[Start Supplied information]

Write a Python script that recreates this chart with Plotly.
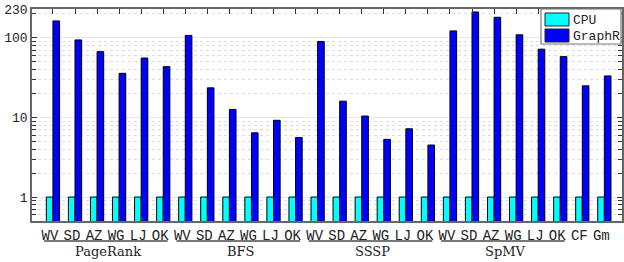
import plotly.graph_objects as go
import numpy as np

categories = ["WV", "SD", "AZ", "WG", "LJ", "OK",
              "WV", "SD", "AZ", "WG", "LJ", "OK",
              "WV", "SD", "AZ", "WG", "LJ", "OK",
              "WV", "SD", "AZ", "WG", "LJ", "OK",
              "CF", "Gm"]
cpu_values = [1] * 26
graphr_values = [163, 94, 67, 35.8, 55.7, 43.4,
                 107, 23.5, 12.6, 6.4, 9.2, 5.6,
                 90, 16, 10.4, 5.3, 7.2, 4.5,
                 122, 211, 181, 109, 72, 58,
                 24.9, 33.2]
groups = [("PageRank", 0, 5), ("BFS", 6, 11), ("SSSP", 12, 17), ("SpMV", 18, 23)]
y_tickvals = [1, 10, 100, 230]
y_ticktext = ["1", "10", "100", "230"]

xs = list(range(len(categories)))
MONO = "Liberation Mono, DejaVu Sans Mono, monospace"
SERIF = "DejaVu Serif, Liberation Serif, serif"

fig = go.Figure()
fig.add_trace(go.Bar(x=xs, y=cpu_values, name="CPU", marker=dict(color="#00FFFF", line=dict(color="black", width=1))))
fig.add_trace(go.Bar(x=xs, y=graphr_values, name="GraphR", marker=dict(color="#0000FF", line=dict(color="black", width=1))))

fig.update_layout(
    width=624, height=262,
    margin=dict(l=32, r=2, t=9, b=41, autoexpand=False),
    barmode="group", bargap=0.4, bargroupgap=0,
    plot_bgcolor="white", paper_bgcolor="white",
    showlegend=False,
    font=dict(family=MONO, size=13, color="#222"),
)
fig.update_xaxes(
    range=[-0.95, 25.8], tickmode="array", tickvals=xs, ticktext=categories,
    ticks="inside", ticklen=5, tickcolor="#333", mirror="ticks",
    showline=True, linecolor="#666", linewidth=1.5, showgrid=False,
    tickfont=dict(family=MONO, size=14, color="#222"), ticklabelshift=-3,
    automargin=False,
)
fig.update_yaxes(
    type="log", range=[np.log10(0.5), np.log10(230)],
    tickmode="array", tickvals=y_tickvals, ticktext=y_ticktext,
    ticks="inside", ticklen=5, tickcolor="#333", mirror="ticks",
    showline=True, linecolor="#666", linewidth=1.5,
    showgrid=True, gridcolor="#e6e6e6", gridwidth=1,
    tickfont=dict(family=MONO, size=13, color="#222"),
    minor=dict(ticks="inside", ticklen=4, tickcolor="#333", dtick="D1",
               showgrid=True, gridcolor="#dcdcdc", griddash="dot", gridwidth=1),
    zeroline=False, automargin=False,
)

def py(p):
    return (221 - p) / 212

for name, a, b in groups:
    fig.add_shape(type="line", xref="x", yref="paper", x0=a - 0.4, x1=b + 0.2,
                  y0=py(241), y1=py(241), line=dict(color="#777", width=2))
    fig.add_annotation(x=(a + b) / 2, y=py(251), xref="x", yref="paper", text=name,
                       showarrow=False, font=dict(family=SERIF, size=13, color="#222"),
                       xanchor="center", yanchor="middle")

# legend box
def pxx(p):
    return (p - 32) / 590

fig.add_shape(type="rect", xref="paper", yref="paper", x0=pxx(541), x1=pxx(621), y0=py(44), y1=py(9),
              fillcolor="white", line=dict(color="#777", width=1.2), layer="above")
for i, (nm, col) in enumerate([("CPU", "#00FFFF"), ("GraphR", "#0000FF")]):
    top = 13 + i * 16
    fig.add_shape(type="rect", xref="paper", yref="paper", x0=pxx(545), x1=pxx(569),
                  y0=py(top + 13), y1=py(top), fillcolor=col, line=dict(color="#222", width=1), layer="above")
    fig.add_annotation(x=pxx(571), y=py(top + 7), xref="paper", yref="paper", text=nm, showarrow=False,
                       xanchor="left", yanchor="middle", font=dict(family=MONO, size=13, color="#222"))

fig.write_html("out.html", config={"displayModeBar": False},
               post_script="document.body.style.margin='0';document.body.style.padding='0';")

[End Supplied information]

* **Problem**
The material above must be printed exactly, with its pictures left out.

* **Solution to the exercise**
Write a Python script that recreates this chart with Plotly.
import plotly.graph_objects as go
import numpy as np

categories = ["WV", "SD", "AZ", "WG", "LJ", "OK",
              "WV", "SD", "AZ", "WG", "LJ", "OK",
              "WV", "SD", "AZ", "WG", "LJ", "OK",
              "WV", "SD", "AZ", "WG", "LJ", "OK",
              "CF", "Gm"]
cpu_values = [1] * 26
graphr_values = [163, 94, 67, 35.8, 55.7, 43.4,
                 107, 23.5, 12.6, 6.4, 9.2, 5.6,
                 90, 16, 10.4, 5.3, 7.2, 4.5,
                 122, 211, 181, 109, 72, 58,
                 24.9, 33.2]
groups = [("PageRank", 0, 5), ("BFS", 6, 11), ("SSSP", 12, 17), ("SpMV", 18, 23)]
y_tickvals = [1, 10, 100, 230]
y_ticktext = ["1", "10", "100", "230"]

xs = list(range(len(categories)))
MONO = "Liberation Mono, DejaVu Sans Mono, monospace"
SERIF = "DejaVu Serif, Liberation Serif, serif"

fig = go.Figure()
fig.add_trace(go.Bar(x=xs, y=cpu_values, name="CPU", marker=dict(color="#00FFFF", line=dict(color="black", width=1))))
fig.add_trace(go.Bar(x=xs, y=graphr_values, name="GraphR", marker=dict(color="#0000FF", line=dict(color="black", width=1))))

fig.update_layout(
    width=624, height=262,
    margin=dict(l=32, r=2, t=9, b=41, autoexpand=False),
    barmode="group", bargap=0.4, bargroupgap=0,
    plot_bgcolor="white", paper_bgcolor="white",
    showlegend=False,
    font=dict(family=MONO, size=13, color="#222"),
)
fig.update_xaxes(
    range=[-0.95, 25.8], tickmode="array", tickvals=xs, ticktext=categories,
    ticks="inside", ticklen=5, tickcolor="#333", mirror="ticks",
    showline=True, linecolor="#666", linewidth=1.5, showgrid=False,
    tickfont=dict(family=MONO, size=14, color="#222"), ticklabelshift=-3,
    automargin=False,
)
fig.update_yaxes(
    type="log", range=[np.log10(0.5), np.log10(230)],
    tickmode="array", tickvals=y_tickvals, ticktext=y_ticktext,
    ticks="inside", ticklen=5, tickcolor="#333", mirror="ticks",
    showline=True, linecolor="#666", linewidth=1.5,
    showgrid=True, gridcolor="#e6e6e6", gridwidth=1,
    tickfont=dict(family=MONO, size=13, color="#222"),
    minor=dict(ticks="inside", ticklen=4, tickcolor="#333", dtick="D1",
               showgrid=True, gridcolor="#dcdcdc", griddash="dot", gridwidth=1),
    zeroline=False, automargin=False,
)

def py(p):
    return (221 - p) / 212

for name, a, b in groups:
    fig.add_shape(type="line", xref="x", yref="paper", x0=a - 0.4, x1=b + 0.2,
                  y0=py(241), y1=py(241), line=dict(color="#777", width=2))
    fig.add_annotation(x=(a + b) / 2, y=py(251), xref="x", yref="paper", text=name,
                       showarrow=False, font=dict(family=SERIF, size=13, color="#222"),
                       xanchor="center", yanchor="middle")

# legend box
def pxx(p):
    return (p - 32) / 590

fig.add_shape(type="rect", xref="paper", yref="paper", x0=pxx(541), x1=pxx(621), y0=py(44), y1=py(9),
              fillcolor="white", line=dict(color="#777", width=1.2), layer="above")
for i, (nm, col) in enumerate([("CPU", "#00FFFF"), ("GraphR", "#0000FF")]):
    top = 13 + i * 16
    fig.add_shape(type="rect", xref="paper", yref="paper", x0=pxx(545), x1=pxx(569),
                  y0=py(top + 13), y1=py(top), fillcolor=col, line=dict(color="#222", width=1), layer="above")
    fig.add_annotation(x=pxx(571), y=py(top + 7), xref="paper", yref="paper", text=nm, showarrow=False,
                       xanchor="left", yanchor="middle", font=dict(family=MONO, size=13, color="#222"))

fig.write_html("out.html", config={"displayModeBar": False},
               post_script="document.body.style.margin='0';document.body.style.padding='0';")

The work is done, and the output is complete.